Les Mille et une nuits sont des contes à la fois universels et insaisissables, aux origines indiennes, persanes, ou même arabes. En français, ils ont été moralisés par un homme hétérosexuel cisgenre, alors qu’ils sont demeurés plus ambigus en persan. Le texte y est plus imagé et plus érotique. Et tout le contexte est un acte sexuel : Shéhérazade reporte chaque nouveau conte à la nuit suivante, un entertainment qui est aussi métaphore sexuelle, où le plaisir est sans cesse différé.
S’identifier au personnage de Shéhérazade a ainsi été une évidence :
C’est un personnage de la nuit à l’identité fluide : elle est à la fois pure et sexualisée. Elle est sacrificielle, car menacée chaque matin de mourir, mais la nuit est l’espace où elle a le droit de vivre, c’est là où elle détient sur le désir du sultan une puissance contestataire.
Par son identité intermédiaire, par sa liberté de raconter, son appartenance à la loi de la nuit, Shéhérazade est un mythe queer, qui est menacé chaque matin par la loi du jour, celle du sultan, donc de la société.
Initié à l’occasion d’une résidence au Palais de Tokyo en 2022, Mille et une nuits fait cohabiter huit performeureuses et différentes formes artistiques dans une démarche à la fois poétique, visuelle, musicale, théâtrale, mais surtout vocale. La pluridisciplinarité d’un art total, en réponse, là encore, à la normativité des genres.
Tout est parti de sept poèmes, qui rapidement ont appelé la musique et le chant. De là, tous les éléments de la création se conduisent un peu de façon simultanée. Je travaille de façon très intuitive et fluide. C’est aussi une résistance à la logique capitaliste de l’efficacité.
Je cherche aussi à pousser les corps à leur limites mais surtout à intégrer d’autres corps, d’autres voix transgenres. L’opéra, en tant que forme classique, est devenu l’un des lieux de l’élitisme hétéronormatif. Au contraire, je veux explorer des esthétiques qui intègrent cette beauté non-conventionnelle. Fragile. Déchirée. Monstrueuse pourquoi pas, mais surtout : une beauté qui touche au plus profond.
Sorour Darabi fait aussi de Mille et une nuits une œuvre plastique éphémère, constituée de chaînes enserrées par des blocs de glace en train de fondre.
En Orient, le harem est le lieu de l’eau, des reflets et des miroirs, un lieu liquide, mais surtout le lieu du pouvoir féminin. Politique et divertissement y sont présents.
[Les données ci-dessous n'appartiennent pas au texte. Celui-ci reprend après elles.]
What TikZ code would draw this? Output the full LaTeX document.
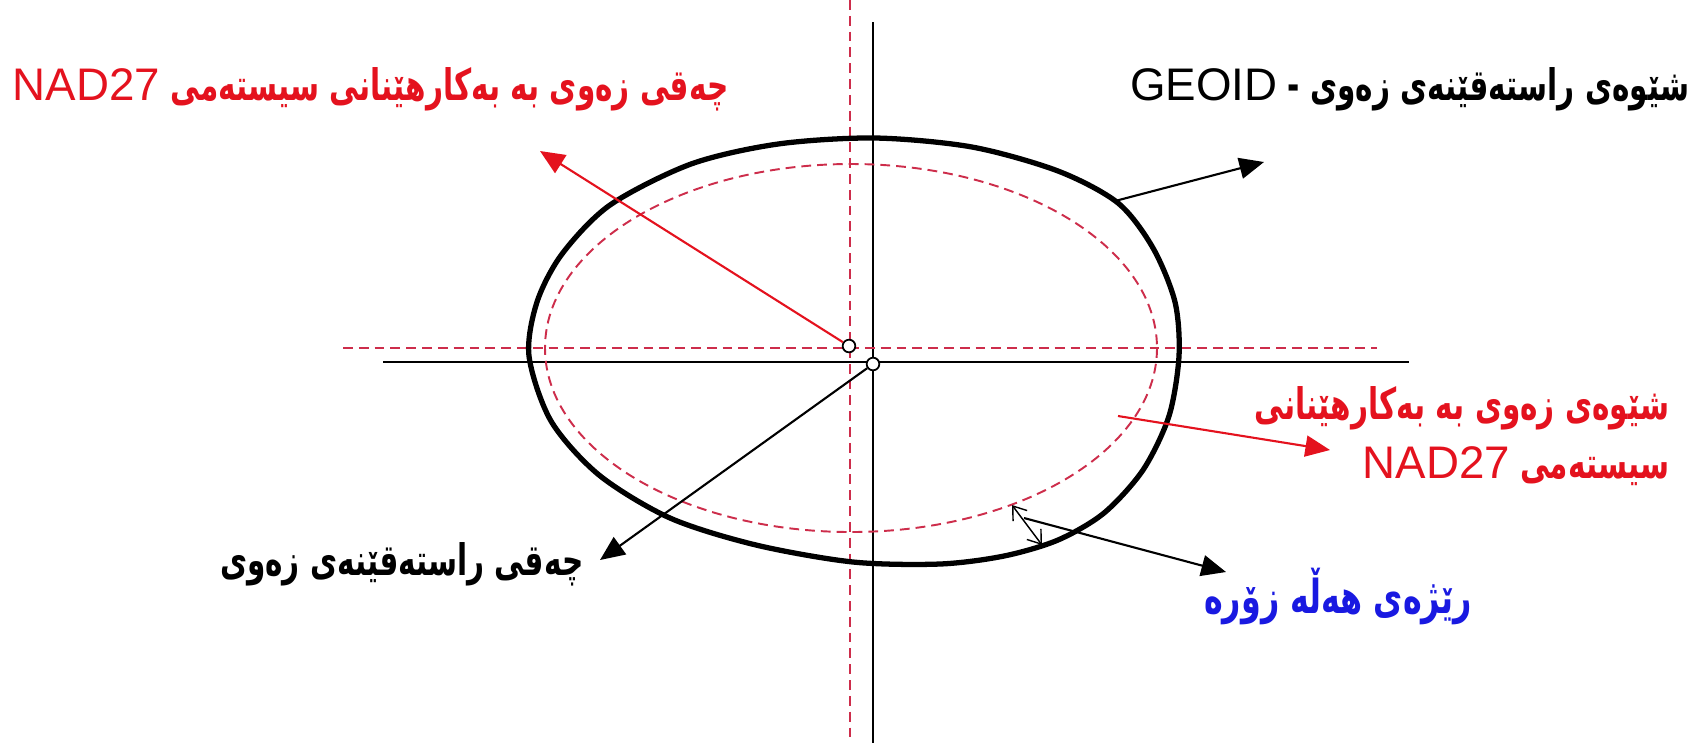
\documentclass[tikz,border=0pt]{standalone}
\usepackage{fontspec}
\setmainfont{Liberation Sans}
\newfontfamily\kurdfont[Script=Arabic, Scale=0.95, FakeStretch=0.68]{DejaVu Sans}
\TeXXeTstate=1
\usetikzlibrary{arrows.meta}

\definecolor{nadred}{RGB}{228,18,30}
\definecolor{dashred}{RGB}{205,45,75}
\definecolor{errblue}{RGB}{25,25,225}

\newcommand{\kurd}[1]{{\kurdfont\bfseries\beginR #1\endR}}
\newcommand{\latn}[1]{\beginL{\normalfont #1}\endL}

\tikzset{
  earthline/.style={line width=1.5pt, line join=round},
  nadline/.style={line width=0.55pt, dashred, dash pattern=on 2.8pt off 1.7pt},
  axisline/.style={line width=0.6pt},
  pointer/.style={line width=0.6pt, -{Triangle[length=7pt,width=6pt]}},
  gapmark/.style={line width=0.4pt, {Straight Barb[length=3.5pt,width=5pt]}-{Straight Barb[length=3.5pt,width=5pt]}},
  ctrdot/.style={circle, draw, fill=white, line width=0.5pt, inner sep=0pt, minimum size=3.6pt},
  lbl/.style={inner sep=0pt, font=\fontsize{13}{17}\selectfont},
}

\begin{document}
\begin{tikzpicture}[x=0.1mm, y=-0.1mm]
\useasboundingbox (0,0) rectangle (1693,743);

% axes
\draw[axisline] (873,22) -- (873,743);
\draw[axisline] (383,362) -- (1409,362);
\draw[nadline] (850,0) -- (850,743);
\draw[nadline] (343,348) -- (1377,348);

% earth and NAD27 ellipse
\draw[earthline] plot[smooth cycle] coordinates {
  (529,356) (537,302) (562,254) (610,205) (691,164) (778,144) (875,138)
  (972,147) (1058,171) (1118,203) (1153,248) (1175,302) (1179,356)
  (1169,416) (1143,470) (1104,513) (1058,540) (1004,556) (940,564)
  (853,562) (756,545) (670,518) (599,475) (551,421)};
\draw[nadline] (851,348) ellipse [x radius=306, y radius=184];

% centres
\node[ctrdot] (nadctr) at (849,346) {};
\node[ctrdot] (truectr) at (873,364) {};

% labels
\node[lbl, nadred, anchor=west] (nadlbl) at (12,89)
  {\kurd{چەقی زەوی بە بەکارهێنانی سیستەمی \latn{NAD27}}};
\node[lbl, anchor=east] (geoidlbl) at (1690,89)
  {\kurd{شێوەی راستەقێنەی زەوی - \latn{GEOID}}};
\node[lbl, nadred, anchor=east, align=right] (shapelbl) at (1670,436)
  {\kurd{شێوەی زەوی بە بەکارهێنانی}\\\kurd{سیستەمی \latn{NAD27}}};
\node[lbl, anchor=east] (truelbl) at (584,564)
  {\kurd{چەقی راستەقێنەی زەوی}};
\node[lbl, errblue, font=\fontsize{14}{17}\selectfont] (errlbl) at (1338,596)
  {\kurd{رێژەی هەڵە زۆرە}};

% pointers
\coordinate (nadtip) at (540,151);
\coordinate (geoidfoot) at (1115,201);
\coordinate (geoidtip) at (1264,162);
\coordinate (shapefoot) at (1118,416);
\coordinate (shapetip) at (1330,450);
\coordinate (truetip) at (600,560);
\coordinate (gapin) at (1012,505);
\coordinate (gapout) at (1042,545);
\coordinate (errfoot) at (1024,518);
\coordinate (errtip) at (1226,572);

\draw[pointer, nadred] (nadctr) -- (nadtip);
\draw[pointer] (geoidfoot) -- (geoidtip);
\draw[pointer, nadred] (shapefoot) -- (shapetip);
\draw[pointer] (truectr) -- (truetip);
\draw[gapmark] (gapin) -- (gapout);
\draw[pointer] (errfoot) -- (errtip);
\end{tikzpicture}
\end{document}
Entre liquidité et minéralité, fragilité et dureté, Mille et une nuits matérialise à la fois le temps qui s’écoule, si essentiel à Shéhérazade, mais cela m’évoque surtout à moi un profond sentiment d’urgence.
J’aime ce mélange entre laideur et beauté. C’est un harem transgenre, post-humain, dystopique, gothique et futuriste : à la fois sexuel et glacé.